Активность жизненной позиции П., стремление не к простой регистрации событий агиографической истории монастыря, а к творческому переосмыслению их иод углом зрения общей направленности патерикового свода, идейной и художественной, привели к острому социально-политическому звучанию многих его «слов». Если Симон отстаивает в литературных произведениях мысль о высокой миссии преемников Владимира Всеволодовича Мономаха в деле единения Руси, не поднимается до прямой критики княжеского «самовластия», создает на страницах одного из лучших своих житий идеальный тип князя («Слово о Святоше, князе Черниговском»), то П., напротив, резко осуждает за корыстолюбие князя Святополка Изяславича (которого Нестор изображал покровителем монастыря и инициатором канонизации Феодосия Печерского), обличает жестокость Мстислава Святополчича, расправившегося с монахами Федором и Василием, феодальное самоуправство Ростислава Всеволодовича. Т. Н. Копреева допускает даже, что обличение княжеских пороков и некоторых сторон монастырского быта выражают определенную социальную и этическую позицию П., во многом противопоставленную позиции Симона. Если для последнего «добрые дела» суть покорность, послушание, заботы о процветании монастыря, то П. относит к «добрым делам» прежде всего нестяжание и нищелюбие, а причину народных бедствий видит в наказании за «неустроение властелина», творящего зло и беззаконие. По мнению Т. Н. Копреевой, позиции, которые занимали П. и Симон, тесно связаны «с теми церковно-политическими и социальными проблемами, которые волновали русское общество в первой четверти XIII в.», и поэтому есть основания зачислить П. «в число церковных и социальных реформаторов» (Копреева. Инок Поликарп, с. 72—73). Образ П., каким он предстает в патерике, лишен однолинейности. Противоречивость самохарактеристики писателя и оценки его человеческой сущности в послании Симона нарушали литературную этикетность, что побуждало редакторов памятника вносить коррективы в состав и расположение материала внутри Печерского патерика (см.: Копреева.

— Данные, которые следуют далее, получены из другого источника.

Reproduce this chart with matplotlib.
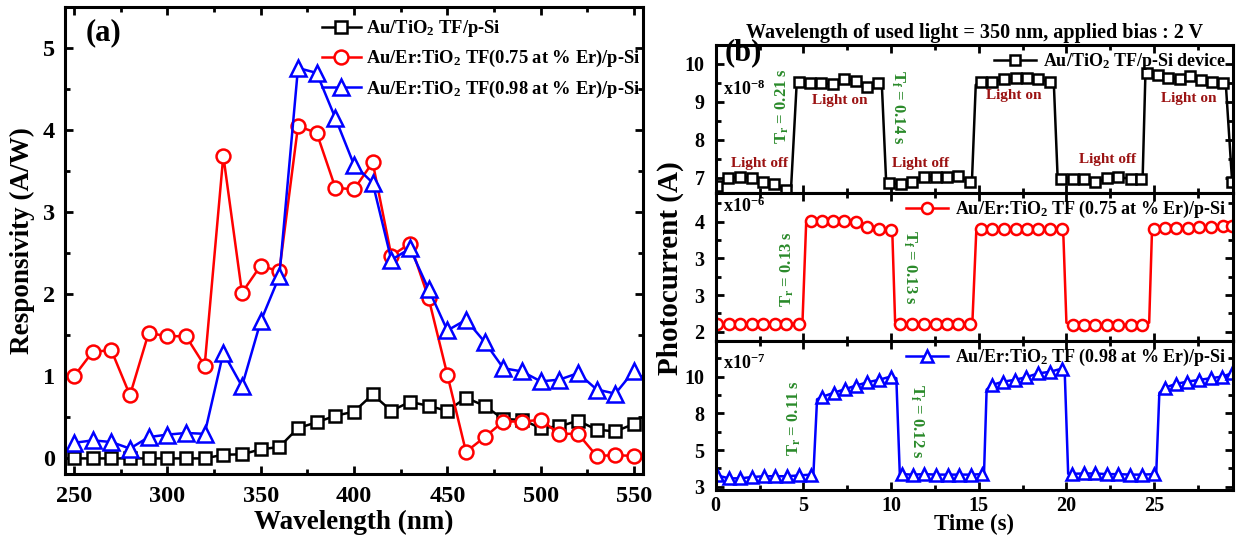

Образ инока Поликарпа, с. 113; Ольшевская Л. А. Об источниковедческом аспекте изучения художественно-документальной литературы Древней Руси: (Типолого-текстологическое исследование списков Арсеньевской редакции Киево-Печерского патерика). — В кн.: О художественно-документальной литературе. Иваново, 1979, с. 67—63).

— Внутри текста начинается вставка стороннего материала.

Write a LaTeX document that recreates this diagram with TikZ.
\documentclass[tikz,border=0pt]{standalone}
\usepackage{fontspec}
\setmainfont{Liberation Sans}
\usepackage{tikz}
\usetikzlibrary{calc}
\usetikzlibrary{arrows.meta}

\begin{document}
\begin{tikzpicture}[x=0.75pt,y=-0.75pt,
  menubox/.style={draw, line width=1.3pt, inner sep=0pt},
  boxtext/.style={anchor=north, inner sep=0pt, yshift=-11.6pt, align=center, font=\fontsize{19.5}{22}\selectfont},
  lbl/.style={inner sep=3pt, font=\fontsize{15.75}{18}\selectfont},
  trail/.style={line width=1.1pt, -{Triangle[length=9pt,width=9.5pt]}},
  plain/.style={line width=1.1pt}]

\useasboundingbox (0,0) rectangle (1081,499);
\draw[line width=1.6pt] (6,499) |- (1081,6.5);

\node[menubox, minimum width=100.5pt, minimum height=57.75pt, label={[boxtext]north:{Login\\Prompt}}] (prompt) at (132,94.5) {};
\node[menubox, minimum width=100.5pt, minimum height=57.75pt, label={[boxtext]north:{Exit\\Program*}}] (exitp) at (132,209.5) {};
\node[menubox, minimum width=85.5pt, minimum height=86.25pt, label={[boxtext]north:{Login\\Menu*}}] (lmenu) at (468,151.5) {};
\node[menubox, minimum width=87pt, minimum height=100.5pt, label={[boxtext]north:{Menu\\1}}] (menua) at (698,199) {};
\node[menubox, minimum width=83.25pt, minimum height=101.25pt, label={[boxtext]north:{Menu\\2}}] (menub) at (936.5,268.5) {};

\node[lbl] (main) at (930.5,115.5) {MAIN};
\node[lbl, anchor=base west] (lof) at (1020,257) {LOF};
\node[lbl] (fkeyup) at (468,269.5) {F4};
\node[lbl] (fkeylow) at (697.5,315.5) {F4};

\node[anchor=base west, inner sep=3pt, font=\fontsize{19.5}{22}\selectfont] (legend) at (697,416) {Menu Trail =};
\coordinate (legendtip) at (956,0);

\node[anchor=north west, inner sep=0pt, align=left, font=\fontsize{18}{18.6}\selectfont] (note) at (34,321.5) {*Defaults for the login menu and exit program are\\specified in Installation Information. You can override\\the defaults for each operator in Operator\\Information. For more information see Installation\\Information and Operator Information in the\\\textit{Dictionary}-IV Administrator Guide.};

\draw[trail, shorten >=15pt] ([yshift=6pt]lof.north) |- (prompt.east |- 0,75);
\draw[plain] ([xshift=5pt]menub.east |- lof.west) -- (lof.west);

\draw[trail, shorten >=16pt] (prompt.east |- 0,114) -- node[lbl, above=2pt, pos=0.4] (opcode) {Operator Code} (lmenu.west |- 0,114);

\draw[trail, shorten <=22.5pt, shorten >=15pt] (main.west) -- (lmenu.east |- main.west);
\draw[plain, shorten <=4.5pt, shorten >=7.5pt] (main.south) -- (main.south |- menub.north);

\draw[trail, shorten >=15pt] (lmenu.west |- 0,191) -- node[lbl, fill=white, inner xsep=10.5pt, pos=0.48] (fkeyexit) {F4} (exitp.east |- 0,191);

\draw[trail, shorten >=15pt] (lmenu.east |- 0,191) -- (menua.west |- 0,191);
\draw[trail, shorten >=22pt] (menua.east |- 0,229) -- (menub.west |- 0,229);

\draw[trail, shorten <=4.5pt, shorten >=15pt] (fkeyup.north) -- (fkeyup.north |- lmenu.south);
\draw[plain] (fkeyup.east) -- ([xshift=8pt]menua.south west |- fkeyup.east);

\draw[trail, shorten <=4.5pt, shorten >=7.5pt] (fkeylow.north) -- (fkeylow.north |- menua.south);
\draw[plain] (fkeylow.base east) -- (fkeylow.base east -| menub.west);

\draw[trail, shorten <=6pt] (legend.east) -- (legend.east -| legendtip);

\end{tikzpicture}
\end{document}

Лит.: Викторова М. А. Составители Киево-Печерского патерика и позднейшая его судьба. М., 1863; Копреева Т. Н. 1) Образ инока Поликарпа по письмам Симона и Поликарпа: (Опыт реконструкции). — ТОДРЛ, 1969, т. 24, с. 112—116; 2) Инок Поликарп — забытый писатель-публицист Киевской Руси. — В кн.: Духовная культура славянских народов. Л., 1983, с. 59—73; Ольшевская Л. А. Об авторах Киево-Печерского патерика. — В кн.: Литература Древней Руси. М., 1978, вып. 2, с. 13—28. См. также литературу к статье «Патерик Киево-Печерский».